WRITTEN PROBLEM - In the records that follow, locate every line with "this" and extract it.

EXTRACTED RECORDS -
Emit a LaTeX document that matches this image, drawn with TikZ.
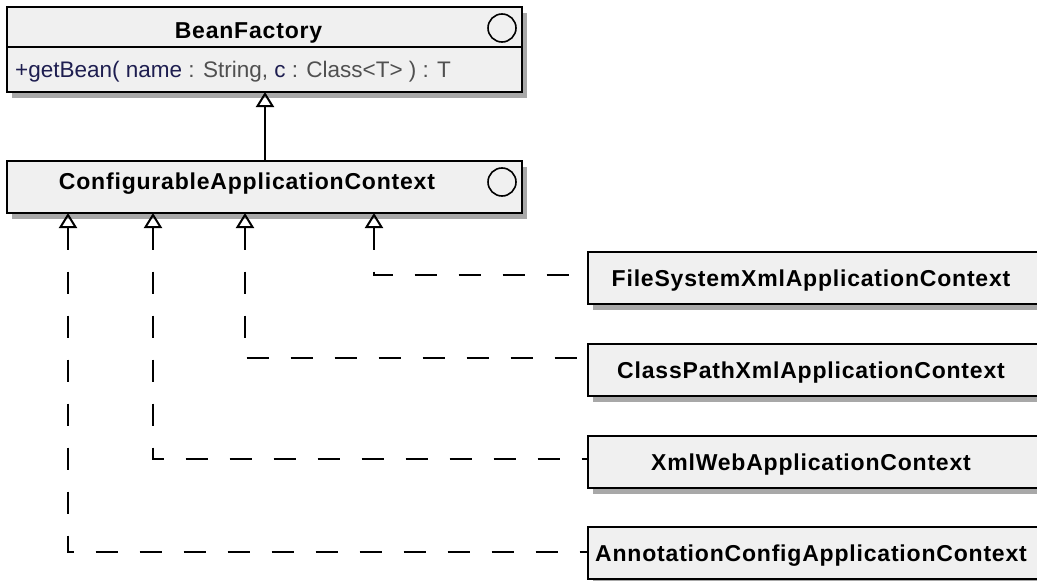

...

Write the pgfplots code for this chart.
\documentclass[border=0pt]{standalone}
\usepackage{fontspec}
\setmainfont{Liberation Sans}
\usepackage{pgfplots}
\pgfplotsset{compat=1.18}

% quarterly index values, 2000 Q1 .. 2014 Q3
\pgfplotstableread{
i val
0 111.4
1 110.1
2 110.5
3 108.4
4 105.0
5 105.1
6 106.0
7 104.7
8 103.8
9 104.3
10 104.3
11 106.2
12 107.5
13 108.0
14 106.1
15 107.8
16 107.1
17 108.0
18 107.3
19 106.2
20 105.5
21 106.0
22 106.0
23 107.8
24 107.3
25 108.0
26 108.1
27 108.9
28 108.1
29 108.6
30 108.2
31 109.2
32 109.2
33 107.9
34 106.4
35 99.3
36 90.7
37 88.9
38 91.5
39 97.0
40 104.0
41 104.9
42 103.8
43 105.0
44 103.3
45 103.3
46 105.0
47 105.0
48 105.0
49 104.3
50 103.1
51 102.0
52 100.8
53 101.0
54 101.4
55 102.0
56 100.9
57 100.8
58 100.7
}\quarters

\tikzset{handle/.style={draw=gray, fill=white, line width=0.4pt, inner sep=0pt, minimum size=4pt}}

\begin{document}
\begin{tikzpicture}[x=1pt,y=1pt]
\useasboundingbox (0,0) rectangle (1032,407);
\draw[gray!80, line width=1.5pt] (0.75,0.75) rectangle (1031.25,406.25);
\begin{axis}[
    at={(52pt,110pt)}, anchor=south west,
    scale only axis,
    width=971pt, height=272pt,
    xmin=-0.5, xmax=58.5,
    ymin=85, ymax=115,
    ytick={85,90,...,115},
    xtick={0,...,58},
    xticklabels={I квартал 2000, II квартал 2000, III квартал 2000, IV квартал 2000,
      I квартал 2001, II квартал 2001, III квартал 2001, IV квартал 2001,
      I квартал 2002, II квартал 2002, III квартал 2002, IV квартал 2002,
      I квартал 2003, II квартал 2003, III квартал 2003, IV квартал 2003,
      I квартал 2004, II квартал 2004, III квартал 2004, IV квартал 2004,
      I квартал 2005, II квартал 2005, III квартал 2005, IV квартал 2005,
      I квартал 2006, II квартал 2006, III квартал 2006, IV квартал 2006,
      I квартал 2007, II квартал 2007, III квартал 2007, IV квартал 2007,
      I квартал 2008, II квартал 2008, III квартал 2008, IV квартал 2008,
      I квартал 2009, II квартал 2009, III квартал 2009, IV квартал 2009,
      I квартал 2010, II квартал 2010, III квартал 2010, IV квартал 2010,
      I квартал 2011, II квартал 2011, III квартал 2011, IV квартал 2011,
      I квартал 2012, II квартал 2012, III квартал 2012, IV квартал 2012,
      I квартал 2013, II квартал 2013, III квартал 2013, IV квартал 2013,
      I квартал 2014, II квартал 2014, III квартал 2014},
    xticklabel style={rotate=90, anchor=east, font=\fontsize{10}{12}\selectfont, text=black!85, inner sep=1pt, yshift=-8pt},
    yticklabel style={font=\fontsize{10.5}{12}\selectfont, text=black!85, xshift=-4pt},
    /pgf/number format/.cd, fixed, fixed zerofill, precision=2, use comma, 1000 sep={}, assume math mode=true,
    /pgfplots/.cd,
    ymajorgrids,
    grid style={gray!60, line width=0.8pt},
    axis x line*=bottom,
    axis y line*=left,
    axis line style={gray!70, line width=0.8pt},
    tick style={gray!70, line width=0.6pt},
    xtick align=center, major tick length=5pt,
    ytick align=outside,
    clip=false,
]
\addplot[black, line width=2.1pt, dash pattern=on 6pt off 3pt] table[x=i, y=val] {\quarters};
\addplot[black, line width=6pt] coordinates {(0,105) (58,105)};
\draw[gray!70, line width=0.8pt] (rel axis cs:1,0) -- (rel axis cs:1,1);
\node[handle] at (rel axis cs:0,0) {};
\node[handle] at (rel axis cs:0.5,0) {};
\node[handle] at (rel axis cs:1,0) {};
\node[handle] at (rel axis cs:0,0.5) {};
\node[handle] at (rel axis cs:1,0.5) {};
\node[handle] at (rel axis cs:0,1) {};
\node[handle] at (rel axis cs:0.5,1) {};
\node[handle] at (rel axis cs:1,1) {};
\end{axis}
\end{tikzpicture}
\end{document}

EXERCISE RESULT -
Emit a LaTeX document that matches this image, drawn with TikZ.
Write the pgfplots code for this chart.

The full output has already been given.